- [Given data]

------------------------------------------------------------

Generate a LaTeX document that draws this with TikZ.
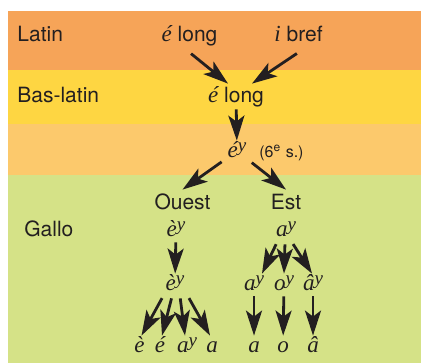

------------------------------------------------------------

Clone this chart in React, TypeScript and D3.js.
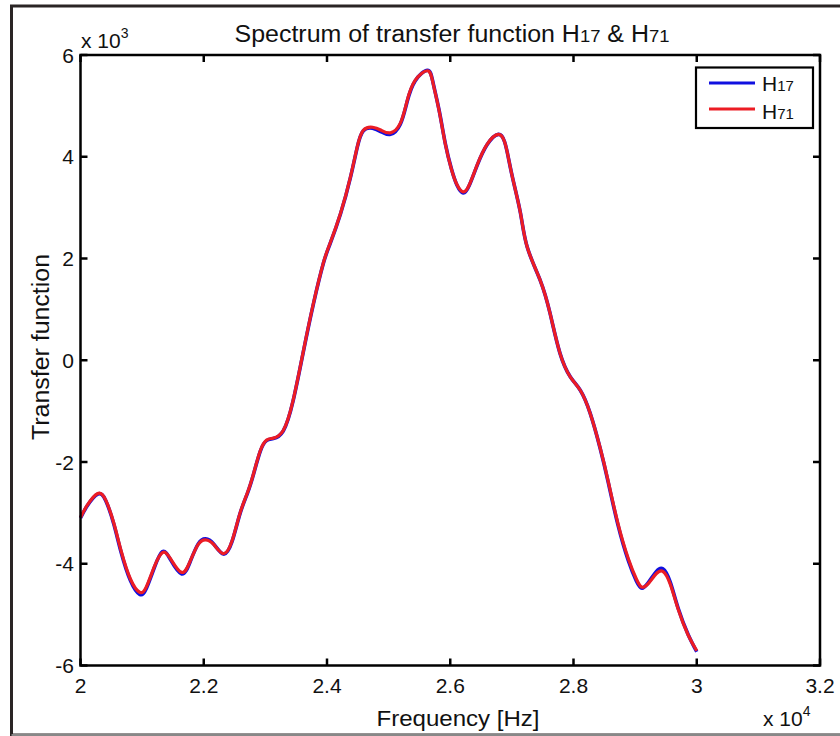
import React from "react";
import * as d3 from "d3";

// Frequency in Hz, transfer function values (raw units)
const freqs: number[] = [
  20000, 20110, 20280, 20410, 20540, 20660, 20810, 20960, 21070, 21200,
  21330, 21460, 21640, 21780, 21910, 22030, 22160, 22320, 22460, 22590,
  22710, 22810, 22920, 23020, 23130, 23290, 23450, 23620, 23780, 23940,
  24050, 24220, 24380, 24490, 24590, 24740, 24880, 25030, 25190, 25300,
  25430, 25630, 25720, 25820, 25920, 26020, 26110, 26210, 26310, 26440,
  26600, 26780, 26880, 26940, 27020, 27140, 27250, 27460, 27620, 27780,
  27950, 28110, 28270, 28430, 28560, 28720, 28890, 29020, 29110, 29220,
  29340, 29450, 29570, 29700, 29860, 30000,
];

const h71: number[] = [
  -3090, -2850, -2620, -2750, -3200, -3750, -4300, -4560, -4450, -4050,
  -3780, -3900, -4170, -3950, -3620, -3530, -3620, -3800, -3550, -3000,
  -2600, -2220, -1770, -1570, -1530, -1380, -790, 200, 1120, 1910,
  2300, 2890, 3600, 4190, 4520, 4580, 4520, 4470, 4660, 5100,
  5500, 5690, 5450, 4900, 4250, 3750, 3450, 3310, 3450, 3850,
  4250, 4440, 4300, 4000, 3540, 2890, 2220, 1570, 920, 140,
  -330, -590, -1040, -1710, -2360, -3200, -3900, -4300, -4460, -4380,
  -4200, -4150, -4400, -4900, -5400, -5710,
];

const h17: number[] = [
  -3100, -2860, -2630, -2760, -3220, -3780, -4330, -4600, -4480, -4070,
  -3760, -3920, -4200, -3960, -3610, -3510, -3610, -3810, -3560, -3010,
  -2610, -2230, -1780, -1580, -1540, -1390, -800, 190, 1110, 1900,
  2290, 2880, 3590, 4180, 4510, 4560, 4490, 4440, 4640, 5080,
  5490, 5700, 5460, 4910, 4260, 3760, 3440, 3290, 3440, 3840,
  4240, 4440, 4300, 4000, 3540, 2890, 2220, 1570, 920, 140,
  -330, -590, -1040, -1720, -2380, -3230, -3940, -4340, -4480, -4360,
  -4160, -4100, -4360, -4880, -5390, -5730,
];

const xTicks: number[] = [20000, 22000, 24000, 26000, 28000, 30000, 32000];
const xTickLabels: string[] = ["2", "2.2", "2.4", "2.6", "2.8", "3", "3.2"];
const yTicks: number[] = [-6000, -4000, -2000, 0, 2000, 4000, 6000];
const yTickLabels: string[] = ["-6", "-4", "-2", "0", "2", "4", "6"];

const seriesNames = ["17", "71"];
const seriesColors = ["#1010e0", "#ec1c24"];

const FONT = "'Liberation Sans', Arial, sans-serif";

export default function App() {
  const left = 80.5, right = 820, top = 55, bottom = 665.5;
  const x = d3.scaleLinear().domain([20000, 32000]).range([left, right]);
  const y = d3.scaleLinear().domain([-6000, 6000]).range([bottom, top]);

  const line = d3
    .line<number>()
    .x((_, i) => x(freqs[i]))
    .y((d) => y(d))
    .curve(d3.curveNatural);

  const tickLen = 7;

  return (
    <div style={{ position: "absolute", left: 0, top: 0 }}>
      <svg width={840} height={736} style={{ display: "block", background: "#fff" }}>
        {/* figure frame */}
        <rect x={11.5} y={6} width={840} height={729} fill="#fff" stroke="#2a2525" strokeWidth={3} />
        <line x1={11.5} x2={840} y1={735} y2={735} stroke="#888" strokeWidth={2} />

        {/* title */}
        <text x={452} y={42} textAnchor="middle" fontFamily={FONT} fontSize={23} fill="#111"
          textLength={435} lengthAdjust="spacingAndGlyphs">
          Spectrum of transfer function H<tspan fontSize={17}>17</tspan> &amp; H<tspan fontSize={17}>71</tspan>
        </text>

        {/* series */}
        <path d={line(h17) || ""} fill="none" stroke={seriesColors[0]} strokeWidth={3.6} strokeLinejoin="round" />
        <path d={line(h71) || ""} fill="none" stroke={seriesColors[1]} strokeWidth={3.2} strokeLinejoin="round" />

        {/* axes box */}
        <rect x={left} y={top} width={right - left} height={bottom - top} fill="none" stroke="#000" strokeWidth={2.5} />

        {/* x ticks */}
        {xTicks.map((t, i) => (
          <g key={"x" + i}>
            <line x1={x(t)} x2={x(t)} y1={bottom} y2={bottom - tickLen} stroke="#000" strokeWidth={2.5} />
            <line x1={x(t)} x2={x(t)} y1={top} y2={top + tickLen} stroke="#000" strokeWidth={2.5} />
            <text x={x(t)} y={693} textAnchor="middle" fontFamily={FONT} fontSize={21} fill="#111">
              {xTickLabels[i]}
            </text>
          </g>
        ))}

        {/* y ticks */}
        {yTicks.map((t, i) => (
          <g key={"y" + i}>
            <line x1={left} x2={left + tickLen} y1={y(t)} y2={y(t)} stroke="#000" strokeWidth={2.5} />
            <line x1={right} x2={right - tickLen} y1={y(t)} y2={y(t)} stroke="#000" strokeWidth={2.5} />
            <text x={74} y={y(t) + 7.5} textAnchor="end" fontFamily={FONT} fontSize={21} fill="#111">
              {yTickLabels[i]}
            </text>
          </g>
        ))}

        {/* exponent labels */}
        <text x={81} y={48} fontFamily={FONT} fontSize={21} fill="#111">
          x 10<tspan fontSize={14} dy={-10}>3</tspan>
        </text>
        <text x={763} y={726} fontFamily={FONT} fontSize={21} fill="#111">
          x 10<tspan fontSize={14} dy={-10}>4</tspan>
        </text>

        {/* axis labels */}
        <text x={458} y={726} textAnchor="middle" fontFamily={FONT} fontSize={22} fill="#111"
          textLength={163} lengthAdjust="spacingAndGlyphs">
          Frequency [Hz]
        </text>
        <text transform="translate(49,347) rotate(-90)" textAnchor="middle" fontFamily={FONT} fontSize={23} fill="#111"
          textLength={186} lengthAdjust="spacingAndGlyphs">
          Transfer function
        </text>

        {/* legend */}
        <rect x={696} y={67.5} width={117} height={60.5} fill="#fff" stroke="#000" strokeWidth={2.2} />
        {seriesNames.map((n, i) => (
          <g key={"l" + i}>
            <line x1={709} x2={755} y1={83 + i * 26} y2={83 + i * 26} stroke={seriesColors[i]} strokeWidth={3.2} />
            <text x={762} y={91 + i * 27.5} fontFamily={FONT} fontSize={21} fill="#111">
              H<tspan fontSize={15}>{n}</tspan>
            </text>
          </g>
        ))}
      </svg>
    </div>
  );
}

------------------------------------------------------------

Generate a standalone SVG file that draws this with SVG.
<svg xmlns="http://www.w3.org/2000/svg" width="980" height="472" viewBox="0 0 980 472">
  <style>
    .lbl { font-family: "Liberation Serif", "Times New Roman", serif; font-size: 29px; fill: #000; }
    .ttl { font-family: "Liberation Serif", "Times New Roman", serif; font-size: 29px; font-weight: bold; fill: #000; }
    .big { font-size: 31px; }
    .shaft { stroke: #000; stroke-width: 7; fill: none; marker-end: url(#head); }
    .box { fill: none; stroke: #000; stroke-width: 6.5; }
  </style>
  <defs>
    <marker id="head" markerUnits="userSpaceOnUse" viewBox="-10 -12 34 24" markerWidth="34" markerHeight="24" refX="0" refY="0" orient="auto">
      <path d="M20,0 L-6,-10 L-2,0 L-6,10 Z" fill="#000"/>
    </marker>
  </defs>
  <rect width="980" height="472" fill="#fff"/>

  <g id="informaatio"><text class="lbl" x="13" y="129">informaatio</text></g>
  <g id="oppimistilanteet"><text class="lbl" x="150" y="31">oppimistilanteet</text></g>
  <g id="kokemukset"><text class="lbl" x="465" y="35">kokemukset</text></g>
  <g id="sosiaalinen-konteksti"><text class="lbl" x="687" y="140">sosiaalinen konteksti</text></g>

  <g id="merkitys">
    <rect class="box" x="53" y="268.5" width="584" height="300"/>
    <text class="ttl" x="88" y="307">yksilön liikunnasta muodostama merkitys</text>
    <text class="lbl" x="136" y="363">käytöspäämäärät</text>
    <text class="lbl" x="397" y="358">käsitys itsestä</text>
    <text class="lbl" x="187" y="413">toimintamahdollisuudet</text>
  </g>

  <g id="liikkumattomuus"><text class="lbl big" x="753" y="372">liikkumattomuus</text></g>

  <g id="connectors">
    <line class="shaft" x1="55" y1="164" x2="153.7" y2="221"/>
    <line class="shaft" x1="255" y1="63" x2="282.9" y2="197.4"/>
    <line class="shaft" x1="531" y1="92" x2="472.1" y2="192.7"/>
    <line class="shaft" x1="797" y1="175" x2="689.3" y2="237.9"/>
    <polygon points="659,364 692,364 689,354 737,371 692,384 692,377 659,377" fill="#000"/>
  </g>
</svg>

------------------------------------------------------------

Can you give again only the lines between the one containing "Clone this chart" and the one containing "import * as", counting both, exactly as they appear and without any pictures?

- [Output of the task]
Clone this chart in React, TypeScript and D3.js.
import React from "react";
import * as d3 from "d3";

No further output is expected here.